Let’s be honest, The Amazons are a band that could easily fall under the radar. If you can imagine having a conversation with your mate and describing the band’s basic details - an English band made up of four lads making stadium-style indie rock - they’d probably go through five different bands before realising who you were on about. The only way to remedy this is for The Amazons to create an identity so bold and unique, it’s hard to ignore. And that is where Future Dust comes in. With the band’s second album dealing in old school rock and uncompromising ideals, it serves to be one of the best guitar driven album this year has had to offer so far.
The album wastes no time as ‘Mother’ is an anthemic introduction to this era of The Amazons. A natural radio hit, everything about the song intrigues. From the overblown intro that sounds like something from Royal Blood’s first album to the coming of age theme that runs through the song, and the record. The tough, gritty guitars weighted down by reverb couple nicely with the impassioned singing, proving Matt Thomson’s vocals have been turned up a notch.
As suggested before, the guitars are really the star of this record. Glimpses of brilliance come through as ‘Fuzzy Trees’ brings low-fi guitars with tinges of indie rock. ‘25’ feels more anthemic as the sense of being young and reckless reinforces that coming of age concept.
While Future Dust offers plenty of quality moments, there comes a point where some of the songs begin to blend together. ‘Warning Signs’, while solid in its own right, could do with more layers and production to truly give it that epic feel it so badly yearns for. Then there’s ‘Doubt It’, a song that really does not need to be almost five minutes long.
The melodic tones of ‘All Over Town’ offer something different though at the half way point. A slower tempo and more intricate sound gives the impression of feeling more genuine and honest than anything else on the album. 'End Of Wonder’ and it’s pulsing drums has an underground feel, complete with guitar solos and boisterous breakdowns.

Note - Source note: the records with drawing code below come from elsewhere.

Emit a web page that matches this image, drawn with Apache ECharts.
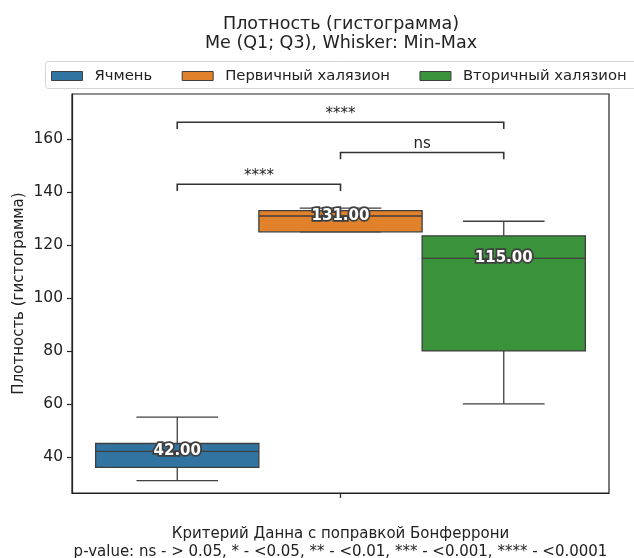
<!DOCTYPE html>
<html>
<head>
<meta charset="utf-8">
<script src="https://cdn.jsdelivr.net/npm/echarts@6/dist/echarts.min.js"></script>
<style>
html,body{margin:0;padding:0;background:#fff;}
#chart{width:634px;height:558px;}
</style>
</head>
<body>
<div id="chart"></div>
<script>
// ---- data ----
const groups = ['Ячмень', 'Первичный халязион', 'Вторичный халязион'];
const mins = [31, 125, 60];
const q1s = [36, 125, 80];
const medians = [42, 131, 115];
const q3s = [45, 133, 123.5];
const maxs = [55, 134, 129];
const medianLabels = ['42.00', '131.00', '115.00'];
const yTicks = [40, 60, 80, 100, 120, 140, 160];
const xCategories = [''];
const pairFrom = [0, 1, 0];
const pairTo = [1, 2, 2];
const pairLevels = [143, 155, 166.4];
const pairLabels = ['****', 'ns', '****'];

const colors = ['#3274a1', '#e1812c', '#3a923a'];
const FONT = 'DejaVu Sans';
const EDGE = '#3f3f3f';
const AXIS = '#222222';
const BOX_FRAC = 0.304;

const chart = echarts.init(document.getElementById('chart'));

function renderBox(params, api) {
  const k = params.seriesIndex - 1;
  const band = api.size([1, 0])[0];
  const w = band * BOX_FRAC;
  const cx = api.coord([0, api.value(3)])[0] + k * w;
  const yMin = api.coord([0, api.value(1)])[1];
  const yQ1 = api.coord([0, api.value(2)])[1];
  const yMed = api.coord([0, api.value(3)])[1];
  const yQ3 = api.coord([0, api.value(4)])[1];
  const yMax = api.coord([0, api.value(5)])[1];
  const ls = { stroke: EDGE, lineWidth: 1.3 };
  return {
    type: 'group',
    children: [
      { type: 'line', shape: { x1: cx, y1: yQ3, x2: cx, y2: yMax }, style: ls },
      { type: 'line', shape: { x1: cx, y1: yQ1, x2: cx, y2: yMin }, style: ls },
      { type: 'line', shape: { x1: cx - w / 4, y1: yMax, x2: cx + w / 4, y2: yMax }, style: ls },
      { type: 'line', shape: { x1: cx - w / 4, y1: yMin, x2: cx + w / 4, y2: yMin }, style: ls },
      { type: 'rect', shape: { x: cx - w / 2, y: yQ3, width: w, height: yQ1 - yQ3 },
        style: { fill: colors[params.seriesIndex], stroke: EDGE, lineWidth: 1.3 } },
      { type: 'line', shape: { x1: cx - w / 2, y1: yMed, x2: cx + w / 2, y2: yMed }, style: ls },
      { type: 'text', x: cx, y: yMed,
        style: { text: medianLabels[params.seriesIndex], align: 'center', verticalAlign: 'middle',
          fill: '#ffffff', stroke: EDGE, lineWidth: 3.5, font: 'bold 15px "' + FONT + '"' } }
    ]
  };
}

function renderBracket(params, api) {
  const band = api.size([1, 0])[0];
  const w = band * BOX_FRAC;
  const c0 = api.coord([0, api.value(1)])[0];
  const x1 = c0 + (api.value(2) - 1) * w;
  const x2 = c0 + (api.value(3) - 1) * w;
  const y = api.coord([0, api.value(1)])[1];
  const drop = 6.8;
  const ls = { stroke: '#333333', lineWidth: 1.6 };
  return {
    type: 'group',
    children: [
      { type: 'polyline', shape: { points: [[x1, y + drop], [x1, y], [x2, y], [x2, y + drop]] },
        style: Object.assign({ fill: null }, ls) },
      { type: 'text', x: (x1 + x2) / 2, y: y - 1,
        style: { text: pairLabels[params.dataIndex], align: 'center', verticalAlign: 'bottom',
          fill: '#222222', font: '15px "' + FONT + '"' } }
    ]
  };
}

const boxSeries = groups.map((g, i) => ({
  name: g,
  type: 'custom',
  renderItem: renderBox,
  dimensions: ['x', 'min', 'q1', 'median', 'q3', 'max'],
  encode: { x: 'x', y: ['min', 'q1', 'median', 'q3', 'max'] },
  itemStyle: { color: colors[i], borderColor: EDGE, borderWidth: 1 },
  data: [[0, mins[i], q1s[i], medians[i], q3s[i], maxs[i]]],
  z: 2
}));

const bracketSeries = {
  name: 'brackets',
  type: 'custom',
  renderItem: renderBracket,
  dimensions: ['x', 'y', 'from', 'to'],
  encode: { x: 'x', y: 'y' },
  data: pairLevels.map((lv, i) => [0, lv, pairFrom[i], pairTo[i]]),
  z: 3
};

const option = {
  animation: false,
  backgroundColor: '#ffffff',
  title: {
    text: 'Плотность (гистограмма)\nMe (Q1; Q3), Whisker: Min-Max',
    left: 341,
    textAlign: 'center',
    top: 15,
    padding: 0,
    textStyle: { fontFamily: FONT, fontSize: 17.5, fontWeight: 'normal', color: '#222222', lineHeight: 19 }
  },
  graphic: [{
    type: 'rect',
    shape: { x: 45.5, y: 61.5, width: 620, height: 27, r: 3 },
    style: { fill: 'rgba(255,255,255,0.8)', stroke: '#d6d6d6', lineWidth: 1 },
    z: 0
  }],
  legend: {
    data: groups,
    left: 51,
    top: 67,
    padding: 0,
    itemWidth: 31,
    itemHeight: 9,
    itemGap: 29.5,
    icon: 'rect',
    itemStyle: { borderColor: EDGE, borderWidth: 1 },
    textStyle: { fontFamily: FONT, fontSize: 14.8, color: '#222222', lineHeight: 18, padding: [0, 0, 0, 7] },
    z: 5
  },
  grid: {
    left: 72, right: 25, top: 94, bottom: 65,
    outerBoundsMode: 'none',
    containLabel: false,
    show: true, borderColor: AXIS, borderWidth: 1.2, backgroundColor: 'transparent'
  },
  xAxis: {
    type: 'category',
    data: xCategories,
    boundaryGap: true,
    axisLine: { lineStyle: { color: AXIS, width: 1.2 } },
    axisTick: { show: true, alignWithLabel: true, interval: 0, customValues: [0], length: 5, lineStyle: { color: AXIS, width: 1.2 } },
    axisLabel: { show: true, interval: 0, formatter: function () { return ''; } },
    splitLine: { show: false },
    name: 'Критерий Данна с поправкой Бонферрони\np-value: ns - > 0.05, * - <0.05, ** - <0.01, *** - <0.001, **** - <0.0001',
    nameLocation: 'middle',
    nameGap: 32,
    nameTextStyle: { fontFamily: FONT, fontSize: 15, color: '#222222', lineHeight: 18 }
  },
  yAxis: {
    type: 'value',
    min: 26.3,
    max: 177.1,
    axisLine: { show: true, lineStyle: { color: AXIS, width: 1.2 } },
    axisTick: { show: true, length: 5, customValues: yTicks, lineStyle: { color: AXIS, width: 1.2 } },
    axisLabel: { customValues: yTicks, margin: 9, fontFamily: FONT, fontSize: 15.5, color: '#222222' },
    splitLine: { show: false },
    name: 'Плотность (гистограмма)',
    nameLocation: 'middle',
    nameRotate: 90,
    nameGap: 45,
    nameMoveOverlap: false,
    nameTextStyle: { fontFamily: FONT, fontSize: 15, color: '#222222' }
  },
  series: boxSeries.concat([bracketSeries])
};

chart.setOption(option);
</script>
</body>
</html>
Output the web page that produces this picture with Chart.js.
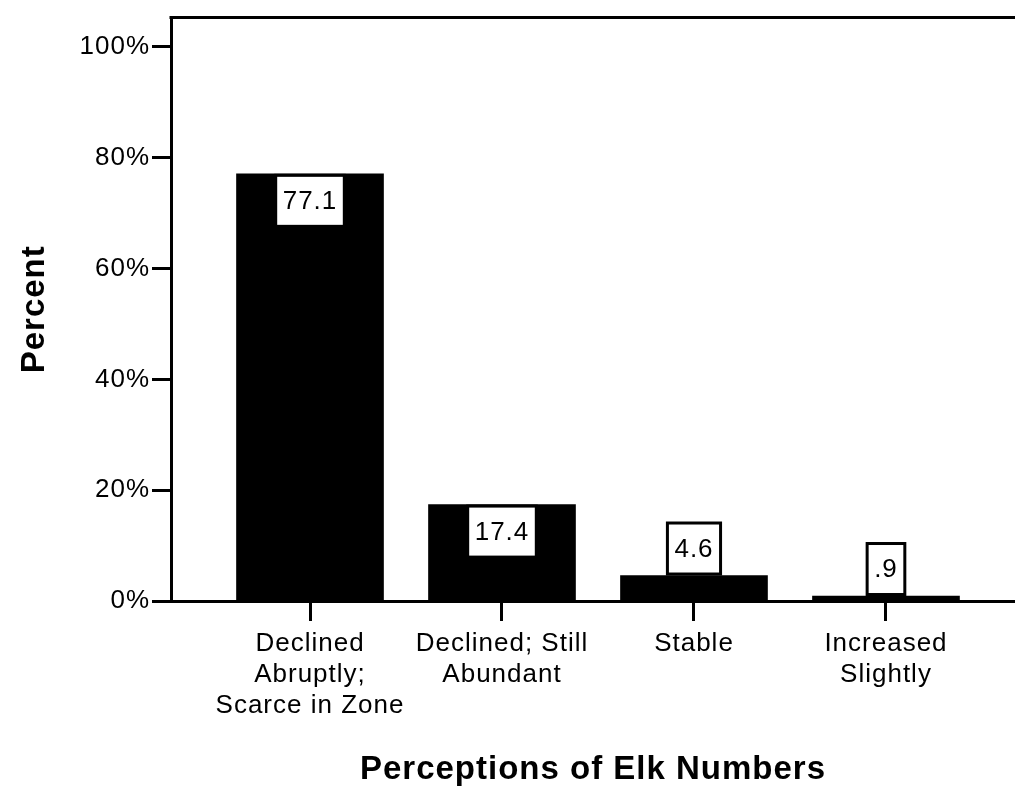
<!DOCTYPE html>
<html>
<head>
<meta charset="utf-8">
<script src="https://cdn.jsdelivr.net/npm/chart.js@4.4.1/dist/chart.umd.min.js"></script>
<style>
  html, body { margin: 0; padding: 0; background: #fff; }
  #wrap { width: 1015px; height: 786px; }
</style>
</head>
<body>
<div id="wrap"><canvas id="chart"></canvas></div>
<script>
const categories = [
    ["Declined", "Abruptly;", "Scarce in Zone"],
    ["Declined; Still", "Abundant"],
    ["Stable"],
    ["Increased", "Slightly"]
];
const percents = [77.1, 17.4, 4.6, 0.9];
const valueLabels = ["77.1", "17.4", "4.6", ".9"];
const yTicks = [0, 20, 40, 60, 80, 100];

const FONT = "'Liberation Sans', Arial, Helvetica, sans-serif";

// letter spacing gets wiped when the canvas is resized, so set it again each pass
const spacing = {
    id: "spacing",
    beforeLayout(chart) { chart.ctx.letterSpacing = "1px"; },
    beforeDraw(chart) { chart.ctx.letterSpacing = "1px"; }
};

// top edge of the frame
const frame = {
    id: "frame",
    afterDraw(chart) {
        const {ctx, chartArea} = chart;
        ctx.save();
        ctx.strokeStyle = "#000";
        ctx.lineWidth = 3;
        ctx.beginPath();
        ctx.moveTo(chartArea.left - 1.5, chartArea.top);
        ctx.lineTo(chartArea.right, chartArea.top);
        ctx.stroke();
        ctx.restore();
    }
};

// boxed value labels
const boxLabels = {
    id: "boxLabels",
    afterDatasetsDraw(chart) {
        const ctx = chart.ctx;
        const meta = chart.getDatasetMeta(0);
        ctx.save();
        ctx.font = "26px " + FONT;
        ctx.textAlign = "center";
        ctx.textBaseline = "middle";
        meta.data.forEach((bar, i) => {
            const txt = valueLabels[i];
            const w = ctx.measureText(txt).width + 14;
            const h = 51;
            const inside = (bar.base - bar.y) > h + 10;
            const top = inside ? bar.y + 1.5 : bar.y - h - 1.5;
            ctx.fillStyle = "#fff";
            ctx.fillRect(bar.x - w / 2, top, w, h);
            ctx.strokeStyle = "#000";
            ctx.lineWidth = 3;
            ctx.strokeRect(bar.x - w / 2, top, w, h);
            ctx.fillStyle = "#000";
            ctx.fillText(txt, bar.x, top + h / 2 + 1);
        });
        ctx.restore();
    }
};

new Chart(document.getElementById("chart"), {
    type: "bar",
    data: {
        datasets: [{
            data: percents.map((v, i) => ({x: i + 1, y: v})),
            backgroundColor: "#000",
            borderWidth: 0,
            barThickness: 147
        }]
    },
    plugins: [spacing, frame, boxLabels],
    options: {
        animation: false,
        responsive: true,
        maintainAspectRatio: false,
        layout: {padding: 0},
        plugins: {
            legend: {display: false},
            tooltip: {enabled: false}
        },
        scales: {
            x: {
                type: "linear",
                offset: false,
                min: 0.276,
                max: 4.672,
                afterBuildTicks(scale) {
                    scale.ticks = categories.map((c, i) => ({value: i + 1}));
                },
                afterFit(scale) { scale.height = 185; },
                grid: {
                    offset: false,
                    drawOnChartArea: false,
                    tickLength: 20,
                    tickWidth: 3,
                    tickColor: "#000"
                },
                border: {display: true, color: "#000", width: 3},
                ticks: {
                    color: "#000",
                    padding: 7,
                    maxRotation: 0,
                    autoSkip: false,
                    font: {family: FONT, size: 26, lineHeight: "31px"},
                    callback: (v) => categories[v - 1]
                },
                title: {
                    display: true,
                    text: "Perceptions of Elk Numbers",
                    color: "#000",
                    padding: {top: 0, bottom: 0},
                    font: {family: FONT, size: 33, weight: "bold", lineHeight: 1}
                }
            },
            y: {
                min: 0,
                max: 105.3,
                afterBuildTicks(scale) {
                    scale.ticks = yTicks.map(v => ({value: v}));
                },
                afterFit(scale) { scale.width = 171; },
                grid: {
                    drawOnChartArea: false,
                    tickLength: 19,
                    tickWidth: 3,
                    tickColor: "#000"
                },
                border: {display: true, color: "#000", width: 3},
                ticks: {
                    color: "#000",
                    padding: 2,
                    font: {family: FONT, size: 26},
                    callback: (v) => v + "%"
                },
                title: {
                    display: true,
                    text: "Percent",
                    color: "#000",
                    padding: {top: 15, bottom: 0},
                    font: {family: FONT, size: 33, weight: "bold", lineHeight: 1.2}
                }
            }
        }
    }
});
</script>
</body>
</html>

Future Dust truly satisfies as it gets more gritty and down to earth throughout the runtime, and even softer moments like ‘The Mire’ and ‘25 (Reprise)’ break into crashing instrumentals. As Thomson sings out “Georgia” over and over, on the final track of the same name, it’s hard to ignore the sense of longing and looking forward to the future. If The Amazons keep making albums like this, the future looks very good.
Future Dust is out now via Fiction Records.